Arik Air previously operated the following aircraft:

Arik Air historical fleet
| Aircraft | Total | Introduced | Retired | Notes |
|---|---|---|---|---|
| Airbus A330-200 | 4 | 2010 | 2017 |  |
| Airbus A340-500 | 2 | 2009 | 2015 | Operated by Hi Fly. |
| Bombardier CRJ200ER | 3 | 2007 | 2008 |  |
| Bombardier CRJ900 | 3 |  |  |  |
| De Havilland Canada DHC-8-300 | 3 | 2007 | 2010 | Operated by Denim Air. |
| Fokker 50 | 5 | 2007 | 2011 | Operated by Denim Air. |

==Incidents and accidents==
- On 31 March 2010, a presumably mentally ill man crashed his car through two security gates and into a parked Arik Air Boeing 737-700 at Calabar airport. The driver, who claimed to be Jesus Christ, said he did it as a desperate attempt to save the aircraft from an imminent collision. No one was hurt as a result of the incident and the aircraft did not suffer significant damage.

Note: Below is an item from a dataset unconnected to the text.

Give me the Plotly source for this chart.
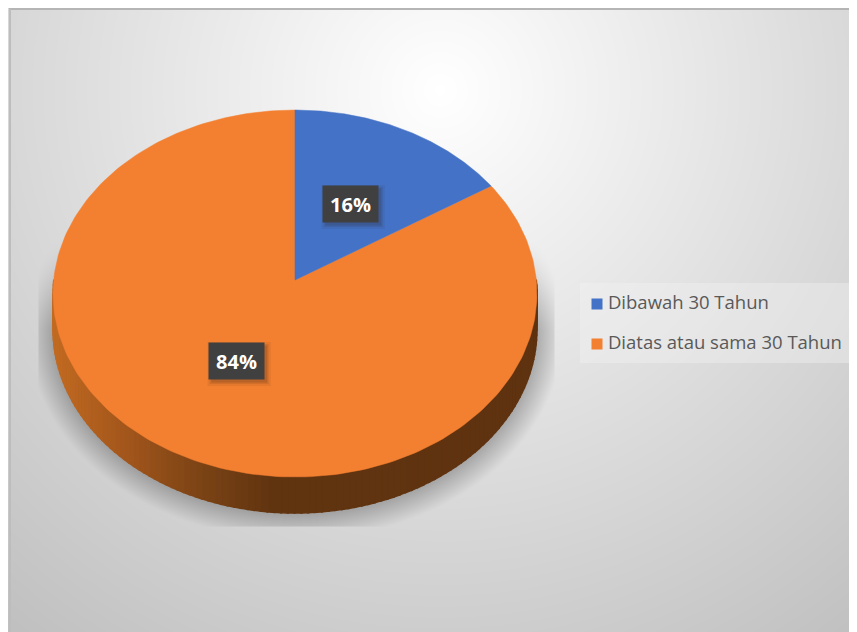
import numpy as np
import plotly.graph_objects as go

categories = ["Dibawah 30 Tahun", "Diatas atau sama 30 Tahun"]
values = [16, 84]
slice_colors = ["#4472C6", "#F37F30"]

W, H = 857, 632
BODY = 8                          # page margin of the written html
PANEL = (9, 9, 857, 632)          # chart area in page pixels
APEX = (295.0, 280.0)             # projected pie centre
K = 0.0736                        # perspective
SX, SY = 241.3, 182.5             # projected radii
DEPTH = 36.0                      # pie thickness


def project(theta, rho=1.0):
    """Circle angle (clockwise from 12 o'clock) to pixel position, with perspective."""
    u, v = rho * np.sin(theta), rho * np.cos(theta)
    d = 1 + K * v
    return APEX[0] + SX * u / d, APEX[1] - SY * v / d


# ---------- background (radial grey) with the pie's soft shadow ----------
gx = np.arange(PANEL[0], PANEL[2] + 2, 2.0)
gy = np.arange(PANEL[1], PANEL[3] + 2, 2.0)
X, Y = np.meshgrid(gx, gy)
bg = 255 - 0.092 * np.hypot(X - 440, Y - 90)

cx, cy, rx, ry = 295.0, 329.5, 242.0, 183.5
r = np.hypot((X - cx) / rx, (Y - cy) / ry)
grad = np.hypot((X - cx) / rx**2, (Y - cy) / ry**2) / np.maximum(r, 1e-6)
dist = (r - 1) / np.maximum(grad, 1e-6)
shadow = np.clip(1 - dist / 26.0, 0, 1)
shadow *= np.clip((Y - 240) / 90.0, 0, 1)
shadow *= ((X >= 38) & (X <= 553) & (Y <= 525))
z = bg * (1 - 0.25 * shadow)

fig = go.Figure()
fig.add_trace(go.Heatmap(
    x=gx, y=gy, z=z, zmin=0, zmax=255, zsmooth="best",
    colorscale=[[0, "#000000"], [1, "#ffffff"]],
    showscale=False, hoverinfo="skip",
))

# ---------- side wall ----------
stops_x = [53, 130, 200, 270, 537]
stops_rgb = np.array([[194, 106, 34], [160, 85, 27], [123, 67, 21], [97, 52, 16], [95, 51, 16]])
edges = np.linspace(np.pi / 2, 3 * np.pi / 2, 121)
for a, b in zip(edges[:-1], edges[1:]):
    t = np.linspace(a - 0.003, b + 0.003, 4)
    px, py = project(t)
    sx = np.concatenate([px, px[::-1]])
    sy = np.concatenate([py, py[::-1] + DEPTH])
    c = [np.interp(px.mean(), stops_x, stops_rgb[:, i]) for i in range(3)]
    col = f"rgb({c[0]:.0f},{c[1]:.0f},{c[2]:.0f})"
    fig.add_trace(go.Scatter(
        x=sx, y=sy, mode="lines", fill="toself", fillcolor=col,
        line=dict(color=col, width=1.5), showlegend=False, hoverinfo="skip",
    ))

# ---------- top face ----------
fractions = np.array(values, float) / sum(values)
bounds = np.concatenate([[0], np.cumsum(fractions)]) * 2 * np.pi
for i in [1, 0]:
    t = np.linspace(bounds[i], bounds[i + 1], 240)
    px, py = project(t)
    fig.add_trace(go.Scatter(
        x=np.concatenate([[APEX[0]], px, [APEX[0]]]),
        y=np.concatenate([[APEX[1]], py, [APEX[1]]]),
        mode="lines", fill="toself", fillcolor=slice_colors[i],
        line=dict(color=slice_colors[i], width=0.5),
        name=categories[i], showlegend=False, hoverinfo="skip",
    ))

# ---------- data labels ----------
shapes, annotations = [], []
LABEL_W, LABEL_H = 55, 36
for i, v in enumerate(values):
    mid = (bounds[i] + bounds[i + 1]) / 2
    lx, ly = project(mid, 0.49)
    for grow, alpha in [(5, 0.07), (3, 0.10), (1.5, 0.14)]:
        shapes.append(dict(
            type="rect", layer="above", line_width=0, fillcolor=f"rgba(40,30,20,{alpha})",
            x0=lx - LABEL_W / 2 + 2 - grow + 2, x1=lx + LABEL_W / 2 + 2 + grow,
            y0=ly - LABEL_H / 2 + 2 - grow + 2, y1=ly + LABEL_H / 2 + 2 + grow,
        ))
    annotations.append(dict(
        x=lx, y=ly, xref="x", yref="y", text=f"{v}%", showarrow=False,
        width=LABEL_W, height=LABEL_H, bgcolor="#404040", borderpad=0,
        font=dict(family="Open Sans", size=20, color="#ffffff", weight="bold"),
    ))

# ---------- legend ----------
box_x, box_y = [580, 852, 852, 580, 580], [283, 283, 363, 363, 283]
fig.add_trace(go.Scatter(
    x=box_x, y=box_y, mode="lines", fill="toself", fillcolor="rgba(242,242,242,0.40)",
    line_width=0, showlegend=False, hoverinfo="skip",
))
LEG_X, LEG_Y, LEG_STEP = 597, 304, 40
fig.add_trace(go.Scatter(
    x=[LEG_X] * 2, y=[LEG_Y + LEG_STEP * i for i in range(2)],
    mode="markers+text", text=["\u2009" + c for c in categories], textposition="middle right",
    textfont=dict(family="Open Sans", size=18.5, color="#595959"),
    marker=dict(symbol="square", size=11, color=slice_colors, line_width=0),
    showlegend=False, hoverinfo="skip",
))

# ---------- chart frame ----------
shapes.append(dict(type="line", layer="above", x0=PANEL[0], x1=PANEL[2], y0=PANEL[1], y1=PANEL[1],
                   line=dict(color="#B5B5B5", width=2)))
shapes.append(dict(type="line", layer="above", x0=PANEL[0] + 1, x1=PANEL[0] + 1, y0=PANEL[1], y1=PANEL[3],
                   line=dict(color="#BDBDBD", width=2)))

fig.update_layout(
    width=W - BODY, height=H - BODY, autosize=False,
    margin=dict(l=0, r=0, t=0, b=0),
    paper_bgcolor="#ffffff", plot_bgcolor="#ffffff",
    xaxis=dict(range=[BODY, W], visible=False, fixedrange=True),
    yaxis=dict(range=[H, BODY], visible=False, fixedrange=True),
    shapes=shapes, annotations=annotations, showlegend=False,
)
fig.write_html("out.html", config={"displayModeBar": False})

- On 8 March 2018, the pilot of Arik Air flight W3 304 from Lagos to Accra declared an emergency when an unknown source of smoke was detected in the cabin 81 mi from their destination. The Bombardier Dash 8 Q400 landed safely in Ghana and no passenger or crew member was injured as a result of the incident.

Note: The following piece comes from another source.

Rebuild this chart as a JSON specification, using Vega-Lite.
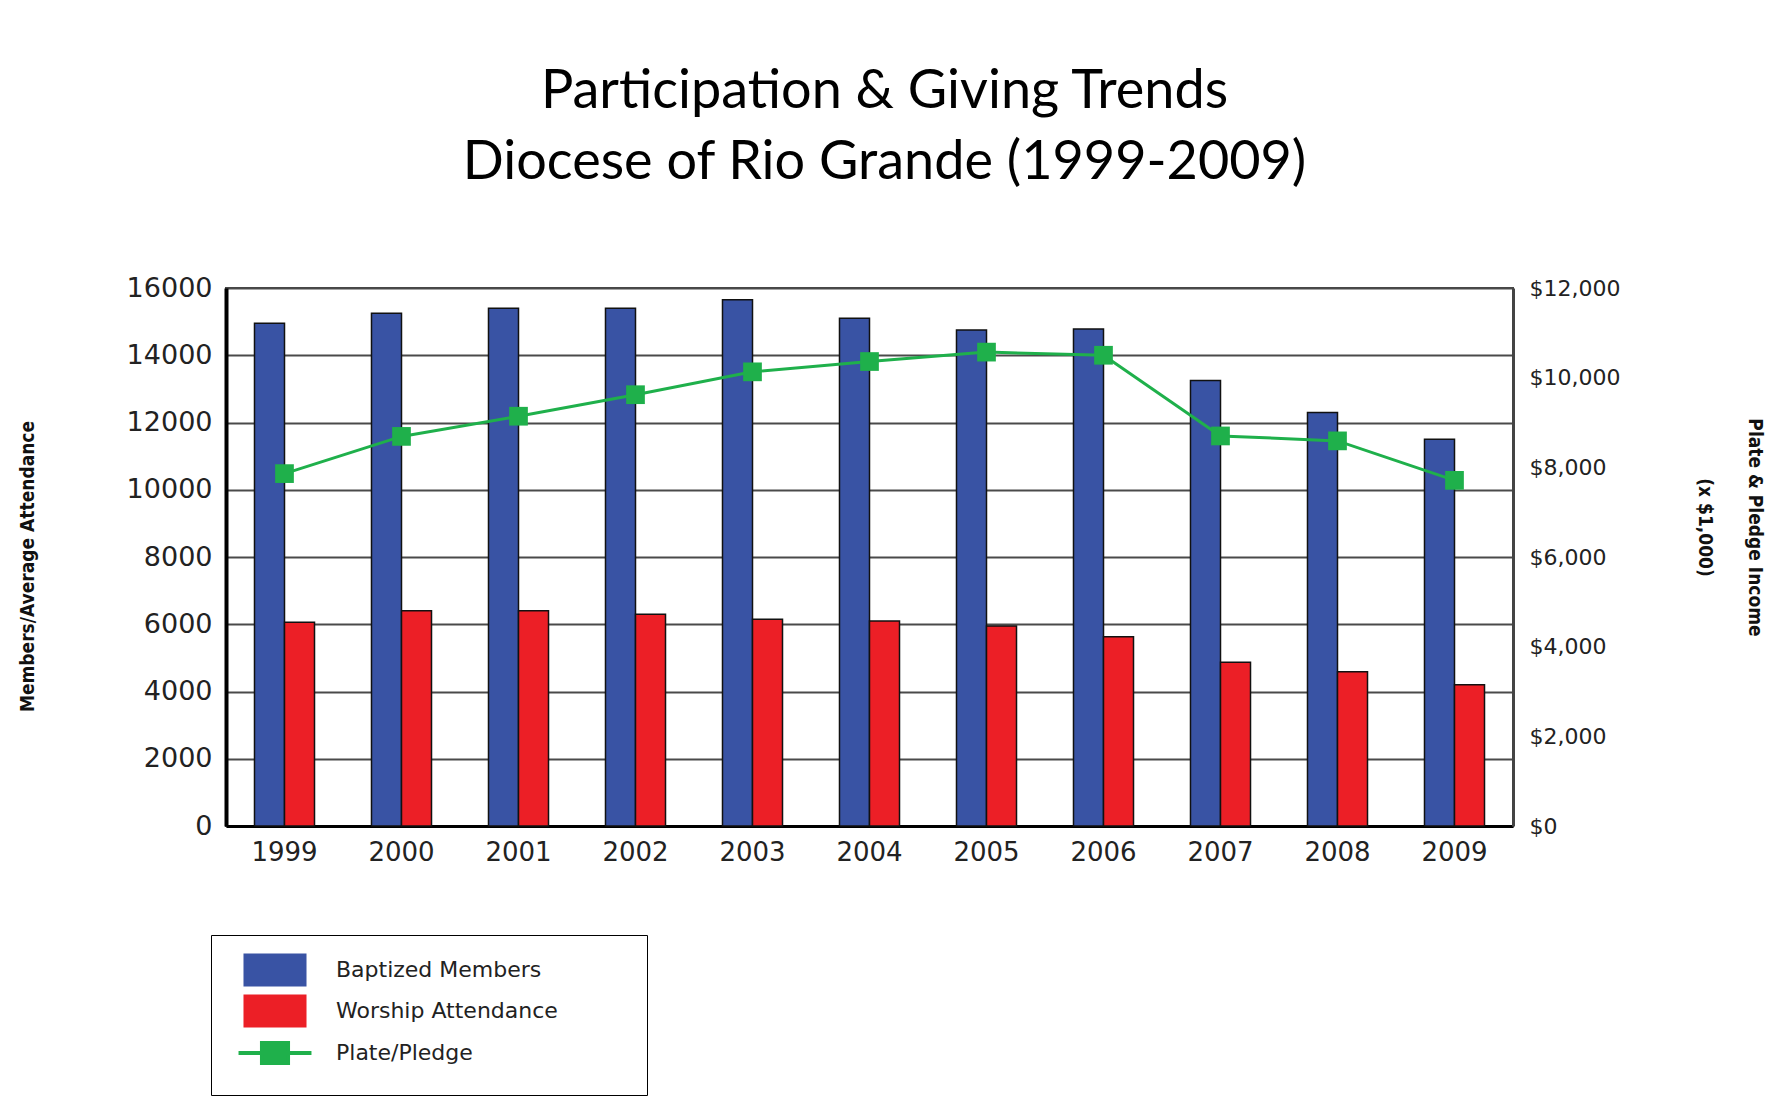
{
  "$schema": "https://vega.github.io/schema/vega-lite/v6.json",
  "width": 1287,
  "height": 538,
  "autosize": {"type": "none"},
  "padding": {"left": 226, "top": 288, "right": 272, "bottom": 272},
  "background": "white",
  "title": {
    "text": ["Participation & Giving Trends", "Diocese of Rio Grande (1999-2009)"],
    "font": "Lato",
    "fontSize": 54,
    "fontWeight": "normal",
    "color": "black",
    "lineHeight": 71,
    "anchor": "middle",
    "frame": "group",
    "baseline": "bottom",
    "offset": 30,
    "dx": 15
  },
  "datasets": {
    "members": [
      {"year": "1999", "series": "Baptized Members", "count": 14950},
      {"year": "2000", "series": "Baptized Members", "count": 15250},
      {"year": "2001", "series": "Baptized Members", "count": 15400},
      {"year": "2002", "series": "Baptized Members", "count": 15400},
      {"year": "2003", "series": "Baptized Members", "count": 15650},
      {"year": "2004", "series": "Baptized Members", "count": 15100},
      {"year": "2005", "series": "Baptized Members", "count": 14750},
      {"year": "2006", "series": "Baptized Members", "count": 14780},
      {"year": "2007", "series": "Baptized Members", "count": 13250},
      {"year": "2008", "series": "Baptized Members", "count": 12300},
      {"year": "2009", "series": "Baptized Members", "count": 11500},
      {"year": "1999", "series": "Worship Attendance", "count": 6060},
      {"year": "2000", "series": "Worship Attendance", "count": 6400},
      {"year": "2001", "series": "Worship Attendance", "count": 6400},
      {"year": "2002", "series": "Worship Attendance", "count": 6300},
      {"year": "2003", "series": "Worship Attendance", "count": 6150},
      {"year": "2004", "series": "Worship Attendance", "count": 6100},
      {"year": "2005", "series": "Worship Attendance", "count": 5950},
      {"year": "2006", "series": "Worship Attendance", "count": 5630},
      {"year": "2007", "series": "Worship Attendance", "count": 4870},
      {"year": "2008", "series": "Worship Attendance", "count": 4590},
      {"year": "2009", "series": "Worship Attendance", "count": 4200}
    ],
    "giving": [
      {"year": "1999", "amount": 7860},
      {"year": "2000", "amount": 8690},
      {"year": "2001", "amount": 9140},
      {"year": "2002", "amount": 9620},
      {"year": "2003", "amount": 10130},
      {"year": "2004", "amount": 10360},
      {"year": "2005", "amount": 10570},
      {"year": "2006", "amount": 10500},
      {"year": "2007", "amount": 8700},
      {"year": "2008", "amount": 8590},
      {"year": "2009", "amount": 7710}
    ]
  },
  "layer": [
    {
      "data": {"name": "members"},
      "mark": {"type": "bar", "stroke": "#111111", "strokeWidth": 1.5},
      "encoding": {
        "x": {
          "field": "year", "type": "nominal",
          "scale": {"paddingInner": 0.487, "paddingOuter": 0.2435},
          "axis": {"title": null, "labelAngle": 0, "labelFontSize": 26, "labelPadding": 13, "domainColor": "black", "domainWidth": 3, "grid": false}
        },
        "xOffset": {
          "field": "series", "type": "nominal",
          "scale": {"domain": ["Baptized Members", "Worship Attendance"], "paddingInner": 0, "paddingOuter": 0}
        },
        "y": {
          "field": "count", "type": "quantitative",
          "scale": {"domain": [0, 16000], "nice": false},
          "axis": {
            "title": "Members/Average Attendance",
            "values": [0, 2000, 4000, 6000, 8000, 10000, 12000, 14000, 16000],
            "format": "d",
            "grid": true, "gridColor": "#4a4a4a", "gridWidth": 2,
            "domainColor": "black", "domainWidth": 4,
            "labelFontSize": 27, "labelPadding": 14,
            "titleFont": "Liberation Sans Narrow, DejaVu Sans Condensed",
            "titleFontWeight": "bold", "titleFontSize": 19, "titlePadding": 89,
            "titleY": 278
          }
        },
        "color": {
          "field": "series", "type": "nominal",
          "scale": {"domain": ["Baptized Members", "Worship Attendance", "Plate/Pledge"], "range": ["#3953a4", "#ec1f26", "#1fb04b"]},
          "legend": {
            "title": null,
            "orient": "none",
            "legendX": -15,
            "legendY": 647,
            "direction": "vertical",
            "strokeColor": "black",
            "fillColor": "white",
            "padding": 24,
            "labelFont": "DejaVu Sans",
            "labelFontSize": 22,
            "labelColor": "#222222",
            "labelOffset": 50,
            "labelLimit": 600,
            "labelExpr": "datum.label + '\u2800\u2800\u2800\u2800'",
            "symbolType": {"expr": "datum.value === 'Plate/Pledge' ? 'M-2.21,0H2.21M-0.79,-0.6H0.79V0.6H-0.79Z' : 'M-1.91,-1H1.91V1H-1.91Z'"},
            "symbolStrokeWidth": {"expr": "datum.value === 'Plate/Pledge' ? 4 : 0"},
            "symbolSize": 1089,
            "symbolOffset": 29,
            "rowPadding": 7
          }
        }
      }
    },
    {
      "data": {"name": "giving"},
      "encoding": {
        "x": {"field": "year", "type": "nominal"},
        "y": {
          "field": "amount", "type": "quantitative",
          "scale": {"domain": [0, 12000], "nice": false},
          "axis": {
            "orient": "right",
            "title": ["Plate & Pledge Income", "(x $1,000)"],
            "values": [0, 2000, 4000, 6000, 8000, 10000, 12000],
            "format": "$,.0f",
            "grid": false,
            "domainColor": "#444444", "domainWidth": 3,
            "labelFontSize": 22, "labelPadding": 16,
            "titleFont": "Liberation Sans Narrow, DejaVu Sans Condensed",
            "titleFontWeight": "bold", "titleFontSize": 19,
            "titleLineHeight": 50, "titlePadding": 75,
            "titleY": 239
          }
        },
        "color": {"datum": "Plate/Pledge"}
      },
      "layer": [
        {"mark": {"type": "line", "strokeWidth": 3}},
        {"mark": {"type": "point", "shape": "square", "filled": true, "size": 350, "opacity": 1}}
      ]
    }
  ],
  "resolve": {"scale": {"y": "independent"}},
  "config": {
    "view": {"stroke": "#444444", "strokeWidth": 2},
    "axis": {"ticks": false, "labelFont": "DejaVu Sans", "labelColor": "#222222", "titleColor": "#111111"}
  }
}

- On 11 February 2026, a Boeing 737-700, operating as Arik Air Flight 740 suffered an uncontained left engine failure midair. The left wing and the vertical and horizontal stabilizers were severely damaged. The aircraft made an emergency landing, no injuries among 80 people on board were reported and all passengers disembarked safely.